So I'm dieting and I've lost over a stone now (15lbs, in Colonial money), and I have been uncharacteristically pleased with myself. My clothes are getting baggier as my waist shrinks and my upper body becomes more defined. Even my penis has made a reappearance.
And in a moment of continued positivity, I'd mused upon my near 10-month cigarette abstinence, and wondered how in the name of Dawkins I'd managed to turn everything around.
I didn't stay happy, of course, because no sooner had I thought that, than lurking in the background like Gary Glitter in a kindergarten bush was the thought that I couldn't last the distance; that I'd either reach my target weight and celebrate with pizza enemas until I'd stuffed myself fatter than before, or else I'd have given up in a matter of days, only to go on a Doritos feeding fuckfest (thus stuffing myself fatter than before.)
Plus I'd be smoking for good measure too, just to wallow in self-defeat, because I have to assume I'd be following in the footsteps of all my previous attempts to better myself, attempts that have all had a 100% success rate in failing.

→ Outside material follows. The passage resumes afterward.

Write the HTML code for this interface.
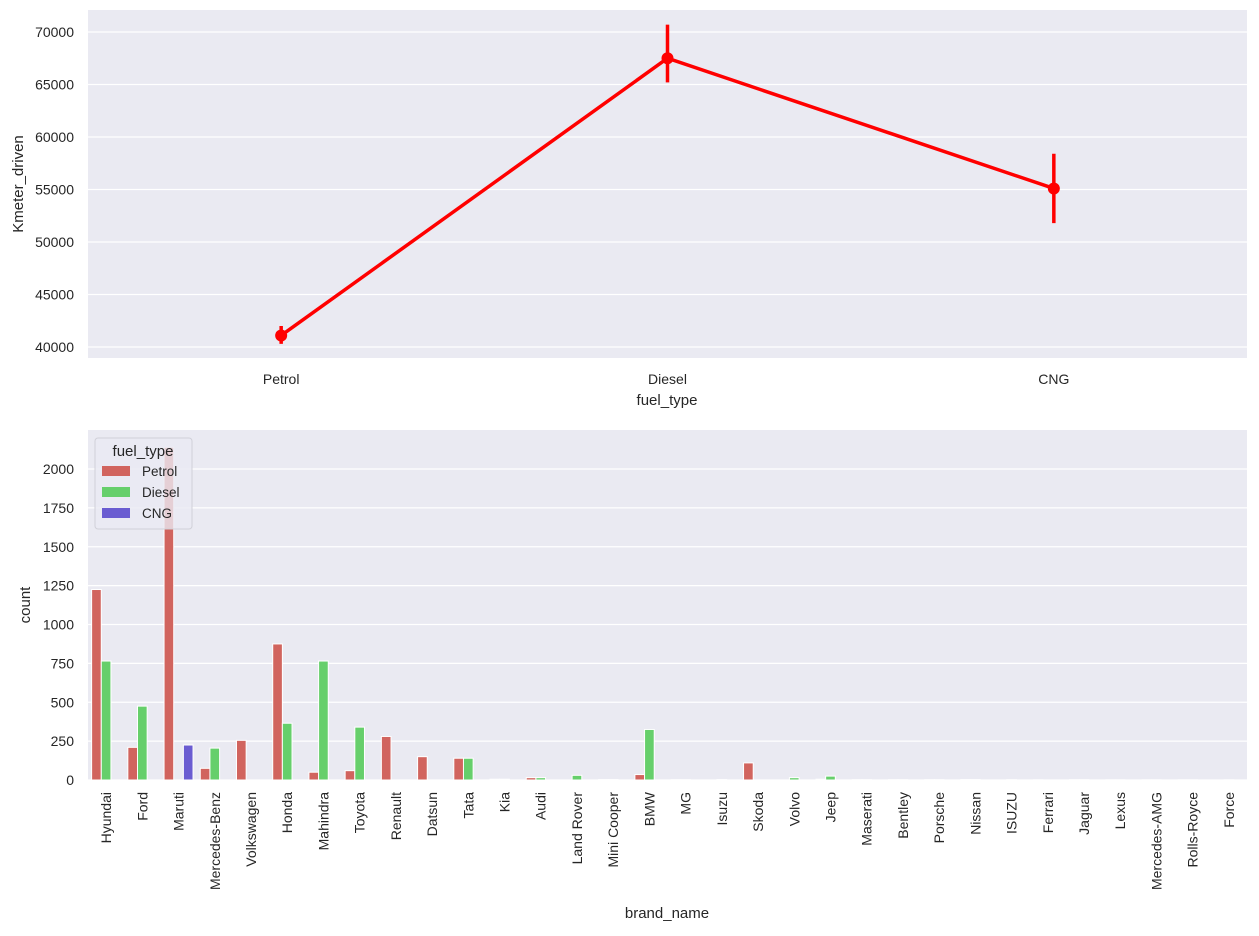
<!DOCTYPE html>
<html><head><meta charset="utf-8"><style>
body{margin:0;background:#fff;font-family:"Liberation Sans",sans-serif}
svg text{font-family:"Liberation Sans",sans-serif;fill:#262626}
</style></head><body>
<svg id="c" width="1259" height="931" xmlns="http://www.w3.org/2000/svg"></svg>
<script>
const fuelCats=["Petrol","Diesel","CNG"];
const kmMean=[41100,67500,55100];
const kmLo=[40300,65200,51800];
const kmHi=[42000,70700,58400];
const topTicks=[40000,45000,50000,55000,60000,65000,70000];
const brands=["Hyundai","Ford","Maruti","Mercedes-Benz","Volkswagen","Honda","Mahindra","Toyota","Renault","Datsun","Tata","Kia","Audi","Land Rover","Mini Cooper","BMW","MG","Isuzu","Skoda","Volvo","Jeep","Maserati","Bentley","Porsche","Nissan","ISUZU","Ferrari","Jaguar","Lexus","Mercedes-AMG","Rolls-Royce","Force"];
const petrolCounts=[1225,210,2140,75,255,875,50,60,280,150,140,5,15,0,3,35,2,0,110,0,5,2,2,2,3,0,1,2,1,1,1,0];
const dieselCounts=[765,475,0,205,0,365,765,340,0,0,140,5,15,30,3,325,2,3,0,15,25,2,2,2,3,2,0,2,1,1,1,1];
const cngCounts=[0,0,225,0,0,0,0,0,0,0,0,0,0,0,0,0,0,0,0,0,0,0,0,0,0,0,0,0,0,0,0,0];
const botTicks=[0,250,500,750,1000,1250,1500,1750,2000];
const NS="http://www.w3.org/2000/svg";
const svg=document.getElementById('c');
function mk(t,a,p){const e=document.createElementNS(NS,t);for(const k in a)e.setAttribute(k,a[k]);(p||svg).appendChild(e);return e;}
const L=88,R=1247;
// top
const tT=10,tB=358;
const yTop=v=>347-(v-40000)*0.0105;
const xTop=i=>L+(i+0.5)*(R-L)/3;
let bg=mk('rect',{x:L,y:tT,width:R-L,height:tB-tT,fill:'#eaeaf2'});


topTicks.forEach(v=>{const y=yTop(v);
 let g=mk('line',{x1:L,x2:R,y1:y,y2:y,stroke:'#fff','stroke-width':1.2});
 
 let t=mk('text',{x:L-14,y:y+5,'text-anchor':'end','font-size':14});t.textContent=v;
 });
fuelCats.forEach((c,i)=>{let t=mk('text',{x:xTop(i),y:384,'text-anchor':'middle','font-size':14});t.textContent=c;
 });
let pl=mk('polyline',{points:kmMean.map((v,i)=>xTop(i)+','+yTop(v)).join(' '),fill:'none',stroke:'#ff0000','stroke-width':3.5});

kmMean.forEach((v,i)=>{
 let e=mk('line',{x1:xTop(i),x2:xTop(i),y1:yTop(kmLo[i]),y2:yTop(kmHi[i]),stroke:'#ff0000','stroke-width':3.5});
 
 let p=mk('circle',{cx:xTop(i),cy:yTop(v),r:6,fill:'#ff0000'});
 });
let yl=mk('text',{x:23,y:184,'text-anchor':'middle','font-size':15,transform:'rotate(-90 23 184)'});yl.textContent='Kmeter_driven';

let xl=mk('text',{x:667,y:405,'text-anchor':'middle','font-size':15});xl.textContent='fuel_type';

// bottom
const bT=430,bB=780;
const yBot=v=>bB-v*0.1555;
const cw=(R-L)/brands.length, bw=cw*0.8/3;
let bg2=mk('rect',{x:L,y:bT,width:R-L,height:bB-bT,fill:'#eaeaf2'});

botTicks.forEach(v=>{const y=yBot(v);
 let g=mk('line',{x1:L,x2:R,y1:y,y2:y,stroke:'#fff','stroke-width':1.2});
 
 let t=mk('text',{x:L-14,y:y+5,'text-anchor':'end','font-size':14});t.textContent=v;
 });
const series=[[petrolCounts,'#d1645e','petrol'],[dieselCounts,'#66cf6b','diesel'],[cngCounts,'#6a5cd1','cng']];
brands.forEach((b,i)=>{
 const cx=L+(i+0.5)*cw;
 series.forEach((s,k)=>{const v=s[0][i];if(v<=0)return;
  const x=cx-1.5*bw+k*bw;
  let r=mk('rect',{x:x,y:yBot(v),width:bw,height:bB-yBot(v),fill:s[1],stroke:'#fff','stroke-width':1});
  });
 let t=mk('text',{x:cx+5,y:792,'text-anchor':'end','font-size':14,transform:'rotate(-90 '+(cx+5)+' 792)'});t.textContent=b;
 });
let yl2=mk('text',{x:30,y:605,'text-anchor':'middle','font-size':15,transform:'rotate(-90 30 605)'});yl2.textContent='count';

let xl2=mk('text',{x:667,y:918,'text-anchor':'middle','font-size':15});xl2.textContent='brand_name';

// legend
let lg=mk('g',{});
mk('rect',{x:95,y:438,width:97,height:91,rx:3,fill:'#eaeaf2','fill-opacity':0.8,stroke:'#d0d0d8'},lg);
let lt=mk('text',{x:143,y:456,'text-anchor':'middle','font-size':15},lg);lt.textContent='fuel_type';

series.forEach((s,k)=>{const y=466+k*21;
 let r=mk('rect',{x:102,y:y,width:28,height:10,fill:s[1]},lg);
 
 let t=mk('text',{x:142,y:y+10,'font-size':13.5},lg);t.textContent=fuelCats[k];
 });
</script>
</body></html>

But that hadn't been the Terrifying Realisation of Existence - not even close. All of the above are just the usual, bored, sabotagey thoughts of the cake-deprived. No, what actually terrified me was worse, far worse, and was based on something wonderful and positive - Because that's what my brain does. It imagines something marvellous, then stamps on its little positive head.
And here's what it was:
I keep not smoking.
And I don't smoke again.
I feel pretty good about that, because it was a Big Thing and a Bad Thing and I'd beaten it.
And I do lose all that weight, and what with my natural stockiness that as an overweight gentleman renders me a walking rectangle makes me, when thin, golly, it's almost too beautiful to contemplate - (cough) - Sexy.
But, and here's the thing... then what?
And that's what's terrified me. For years now, I have put up with these supposed obstacles that I've convinced myself have prevented me from "Living", and from having this fantastic and fulfilled and effortlessly brilliant life...
... but what if they're not the problem? What if they've never been the problem, just some superfluous stuff, mere coping mechanisms that had gone out of control?
Because the real fucking problem has been life itself.
I can't handle life, that's my problem. I can't handle all its bullshit, and the bills, and the natural disasters and murders on the news and other people doing well even though they're Machiavellian bastards, and throughout it all is the stinging loneliness as I can't meet anyone because I've got a limbo-dancer's arsehole-distance-from-the-floor opinion of myself and I sell paper bags for a liv...
Oh crap. It's my job.
That's the real problem, my Job; it's what I do, what I earn, all that makes me what I am on this spinning useless arse of solar-revolving cock.
I've gotta get a proper job, one that I enjoy and I'm proud of. A writey job. A decent job.